Indie darlings are easy to hate, or at least easy to hate on.  Vampire Weekend are certainly no exception to this rule. Three weeks ago I’d never heard of Vampire Weekend, or at least made no effort to hear of them, lest I remember a band with a stupid name.  But the shear volume of vitriol and the defensiveness it’s inspired has piqued my curiosity.  I’ve spent the past few evenings listening to their self titled debut.  None of this, I don’t know how to describe it other than controversy, makes sense to me.

Are they derivative?  That’s a silly question- pretty much everything that’s come out of the indie scene in the past decade has been derivative.  Modern Lovers begat Strokes.  Stones begat Hives.  Lydia Lunch begat Karen O.  For Vampire Weekend to wear there even just their western influences on their sleeves, from Sting to Strummer to Simon, isn’t exactly a capital crime.

The worst thing you can say about Vampire Weekend is that, essentially, the come off as preppy douchebags, over-privileged and over-clever: the indie band for lovers of both National Geographic and Gossip Girl.  Yes, there are only so many songs one can sit through about weekends on the Cape, but to their credit more than one of those are fairly catchy tunes.  So much of pop history is a story of appropriation; melisma and “high who” moving from gospel into the mouths of Mariah Carey and John Fogerty, the reggae pastiche of the Police, the hammy use of quasi-Eastern passages in Kashmir.  Indeed, American music, in all its forms, wouldn’t exist without the free exchange with (or perhaps open season on) other people’s ideas.  They certainly seem have studied up the ideas they were appropriating (they may be tourists, but they definitely spent the entire flight over reading the Fodor’s guide).  Vampire Weekend’s vaguely post-colonial melodies coupled with vaguely post-imperial lyrics surely can be ridiculed for, if nothing else, a certain political naivete, but no more so than the Rolling Stones, or Led Zeppelin, or even more directly, the Talking Heads.

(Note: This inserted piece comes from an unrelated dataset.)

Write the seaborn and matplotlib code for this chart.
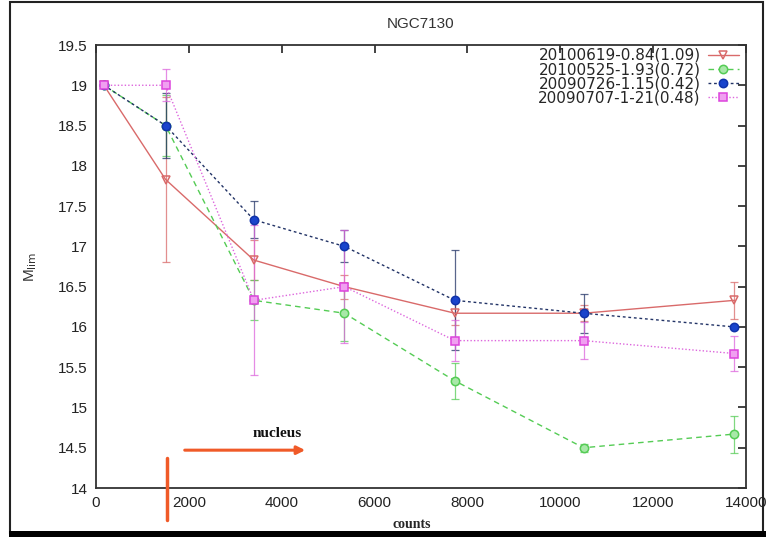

But that really has nothing to do with their music.  Half the songs on their first album are pretty good.  Oxford Comma is well written and well-paced.  A-Punk is well put together and the instrumentation is very well chosen.  There is something a little twee about it all, and in trying too hard perhaps they put their foot in their mouth.  But they mean no harm, and certainly do no harm.  Maybe that is why they engender such a harsher reaction, like some sort of Edward Said musical Frankenstein, than the Talking Heads ever endured- they really want that gold star.

Then again, maybe the reason the Talking Heads got away with it and Vampire Weekend has yet to is that Talking Heads were just a better band.  One thing is for certain- all the back & forth will for sure prove the maxim that there’s not such thing as bad publicity, and I’m sure first week sales for Contra will exceed their publicists wildest dreams (it debuted at no. 1 in Billboard and moved 124,000 units).  Plow on, Blues Hammer.